● **Source material**:
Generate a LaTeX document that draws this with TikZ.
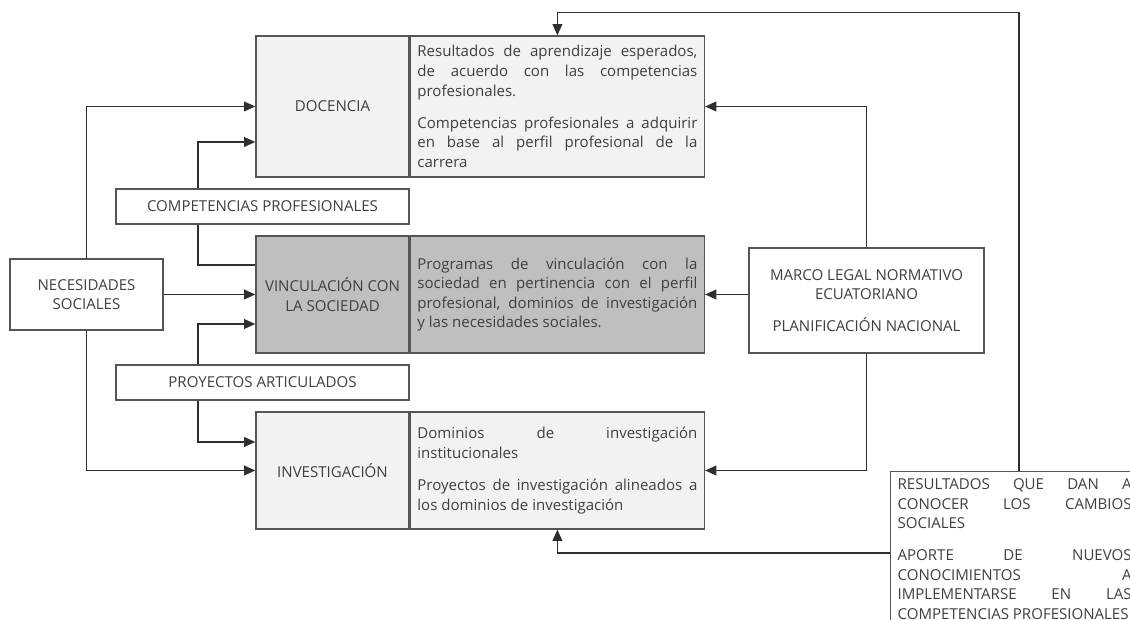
\documentclass[tikz,border=0pt]{standalone}
\usepackage{fontspec}
\setmainfont{Open Sans}
\usetikzlibrary{arrows.meta}
\definecolor{linegray}{HTML}{2F2F2F}
\definecolor{boxgray}{HTML}{555555}
\definecolor{txtgray}{HTML}{3F3F3F}
\definecolor{lightfill}{HTML}{F2F2F2}
\definecolor{darkfill}{HTML}{BFBFBF}
\hyphenpenalty=10000
\exhyphenpenalty=10000
\begin{document}
\begin{tikzpicture}[every node/.style={font=\fontsize{10.7}{13.9}\selectfont,text=txtgray},
  lbox/.style={draw=boxgray,line width=1pt,inner sep=0pt,minimum width=3.825cm,align=center},
  rbox/.style={draw=boxgray,line width=1pt,anchor=west,inner sep=0.175cm,text width=7cm,align=justify},
  cbox/.style={draw=boxgray,line width=0.9pt,fill=white,inner sep=0pt,align=center},
  arr/.style={draw=linegray,line width=0.9pt,-{Triangle[length=8pt,width=7pt]}},
  plain/.style={draw=linegray,line width=0.9pt}]
\useasboundingbox (0,0) rectangle (28.25,15.5);
\clip (0,0) rectangle (28.25,15.5);
% the three blocks
\node[lbox,fill=lightfill,minimum height=3.525cm] (docl) at (8.3125,12.8375) {DOCENCIA};
\node[rbox,fill=lightfill,minimum height=3.525cm] (docr) at (docl.east) {Resultados de aprendizaje esperados,\linebreak de acuerdo con las competencias\linebreak profesionales.\\[9pt]Competencias profesionales a adquirir\linebreak en base al perfil profesional de la\linebreak carrera};
\node[lbox,fill=darkfill,minimum height=2.925cm] (vincl) at (8.3125,8.1375) {VINCULACIÓN CON\\LA SOCIEDAD};
\node[rbox,fill=darkfill,minimum height=2.925cm] (vincr) at (vincl.east) {Programas de vinculación con la\linebreak sociedad en pertinencia con el perfil\linebreak profesional, dominios de investigación\linebreak y las necesidades sociales.};
\node[lbox,fill=lightfill,minimum height=2.925cm] (invl) at (8.3125,3.7375) {INVESTIGACIÓN};
\node[rbox,fill=lightfill,minimum height=2.925cm] (invr) at (invl.east) {Dominios de investigación\linebreak institucionales\\[9pt]Proyectos de investigación alineados a\linebreak los dominios de investigación};
% side boxes
\node[cbox,minimum width=7.325cm,minimum height=0.875cm] (comp) at (6.5625,10.3375) {COMPETENCIAS PROFESIONALES};
\node[cbox,minimum width=7.325cm,minimum height=0.875cm] (proy) at (6.5625,5.9375) {PROYECTOS ARTICULADOS};
\node[cbox,minimum width=3.825cm,minimum height=1.775cm] (nec) at (2.1625,8.1375) {NECESIDADES\\SOCIALES};
\node[cbox,minimum width=5.875cm,minimum height=2.625cm] (marco) at (21.6625,7.9875) {MARCO LEGAL NORMATIVO\\ECUATORIANO\\[9pt]PLANIFICACIÓN NACIONAL};
\node[draw=boxgray,line width=0.9pt,fill=white,anchor=north west,inner sep=0.175cm,text width=5.85cm,align=justify] (res) at (22.25,3.725) {RESULTADOS QUE DAN A\linebreak CONOCER LOS CAMBIOS\linebreak SOCIALES\\[9pt]APORTE DE NUEVOS\linebreak CONOCIMIENTOS A\linebreak IMPLEMENTARSE EN LAS\linebreak COMPETENCIAS PROFESIONALES};
% connectors
\draw[arr] (nec.north) |- (docl.west);
\draw[arr] (nec.east) -- (vincl.west);
\draw[arr] (nec.south) |- (invl.west);
\draw[arr] ([xshift=-1.6125cm]comp.north) |- ([yshift=-0.8875cm]docl.west);
\draw[plain] ([xshift=-1.6125cm]comp.south) |- ([yshift=0.7375cm]vincl.west);
\draw[arr] ([xshift=-1.6125cm]proy.north) |- ([yshift=-0.7375cm]vincl.west);
\draw[arr] ([xshift=-1.6125cm]proy.south) |- ([yshift=0.7125cm]invl.west);
\draw[arr] (marco.north) |- (docr.east);
\draw[arr] (marco.west |- vincr.east) -- (vincr.east);
\draw[arr] (marco.south) |- (invr.east);
\draw[arr] ([xshift=3.225cm]res.north west) |- ([yshift=0.575cm]docr.north) -- (docr.north);
\draw[arr] ([yshift=-2.05cm]res.north west) -| (invr.south);
\end{tikzpicture}
\end{document}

● **Exercise brief**:
Omit pictures; set down the rest of the material word for word.

● **The answer**:
Generate a LaTeX document that draws this with TikZ.
\documentclass[tikz,border=0pt]{standalone}
\usepackage{fontspec}
\setmainfont{Open Sans}
\usetikzlibrary{arrows.meta}
\definecolor{linegray}{HTML}{2F2F2F}
\definecolor{boxgray}{HTML}{555555}
\definecolor{txtgray}{HTML}{3F3F3F}
\definecolor{lightfill}{HTML}{F2F2F2}
\definecolor{darkfill}{HTML}{BFBFBF}
\hyphenpenalty=10000
\exhyphenpenalty=10000
\begin{document}
\begin{tikzpicture}[every node/.style={font=\fontsize{10.7}{13.9}\selectfont,text=txtgray},
  lbox/.style={draw=boxgray,line width=1pt,inner sep=0pt,minimum width=3.825cm,align=center},
  rbox/.style={draw=boxgray,line width=1pt,anchor=west,inner sep=0.175cm,text width=7cm,align=justify},
  cbox/.style={draw=boxgray,line width=0.9pt,fill=white,inner sep=0pt,align=center},
  arr/.style={draw=linegray,line width=0.9pt,-{Triangle[length=8pt,width=7pt]}},
  plain/.style={draw=linegray,line width=0.9pt}]
\useasboundingbox (0,0) rectangle (28.25,15.5);
\clip (0,0) rectangle (28.25,15.5);
% the three blocks
\node[lbox,fill=lightfill,minimum height=3.525cm] (docl) at (8.3125,12.8375) {DOCENCIA};
\node[rbox,fill=lightfill,minimum height=3.525cm] (docr) at (docl.east) {Resultados de aprendizaje esperados,\linebreak de acuerdo con las competencias\linebreak profesionales.\\[9pt]Competencias profesionales a adquirir\linebreak en base al perfil profesional de la\linebreak carrera};
\node[lbox,fill=darkfill,minimum height=2.925cm] (vincl) at (8.3125,8.1375) {VINCULACIÓN CON\\LA SOCIEDAD};
\node[rbox,fill=darkfill,minimum height=2.925cm] (vincr) at (vincl.east) {Programas de vinculación con la\linebreak sociedad en pertinencia con el perfil\linebreak profesional, dominios de investigación\linebreak y las necesidades sociales.};
\node[lbox,fill=lightfill,minimum height=2.925cm] (invl) at (8.3125,3.7375) {INVESTIGACIÓN};
\node[rbox,fill=lightfill,minimum height=2.925cm] (invr) at (invl.east) {Dominios de investigación\linebreak institucionales\\[9pt]Proyectos de investigación alineados a\linebreak los dominios de investigación};
% side boxes
\node[cbox,minimum width=7.325cm,minimum height=0.875cm] (comp) at (6.5625,10.3375) {COMPETENCIAS PROFESIONALES};
\node[cbox,minimum width=7.325cm,minimum height=0.875cm] (proy) at (6.5625,5.9375) {PROYECTOS ARTICULADOS};
\node[cbox,minimum width=3.825cm,minimum height=1.775cm] (nec) at (2.1625,8.1375) {NECESIDADES\\SOCIALES};
\node[cbox,minimum width=5.875cm,minimum height=2.625cm] (marco) at (21.6625,7.9875) {MARCO LEGAL NORMATIVO\\ECUATORIANO\\[9pt]PLANIFICACIÓN NACIONAL};
\node[draw=boxgray,line width=0.9pt,fill=white,anchor=north west,inner sep=0.175cm,text width=5.85cm,align=justify] (res) at (22.25,3.725) {RESULTADOS QUE DAN A\linebreak CONOCER LOS CAMBIOS\linebreak SOCIALES\\[9pt]APORTE DE NUEVOS\linebreak CONOCIMIENTOS A\linebreak IMPLEMENTARSE EN LAS\linebreak COMPETENCIAS PROFESIONALES};
% connectors
\draw[arr] (nec.north) |- (docl.west);
\draw[arr] (nec.east) -- (vincl.west);
\draw[arr] (nec.south) |- (invl.west);
\draw[arr] ([xshift=-1.6125cm]comp.north) |- ([yshift=-0.8875cm]docl.west);
\draw[plain] ([xshift=-1.6125cm]comp.south) |- ([yshift=0.7375cm]vincl.west);
\draw[arr] ([xshift=-1.6125cm]proy.north) |- ([yshift=-0.7375cm]vincl.west);
\draw[arr] ([xshift=-1.6125cm]proy.south) |- ([yshift=0.7125cm]invl.west);
\draw[arr] (marco.north) |- (docr.east);
\draw[arr] (marco.west |- vincr.east) -- (vincr.east);
\draw[arr] (marco.south) |- (invr.east);
\draw[arr] ([xshift=3.225cm]res.north west) |- ([yshift=0.575cm]docr.north) -- (docr.north);
\draw[arr] ([yshift=-2.05cm]res.north west) -| (invr.south);
\end{tikzpicture}
\end{document}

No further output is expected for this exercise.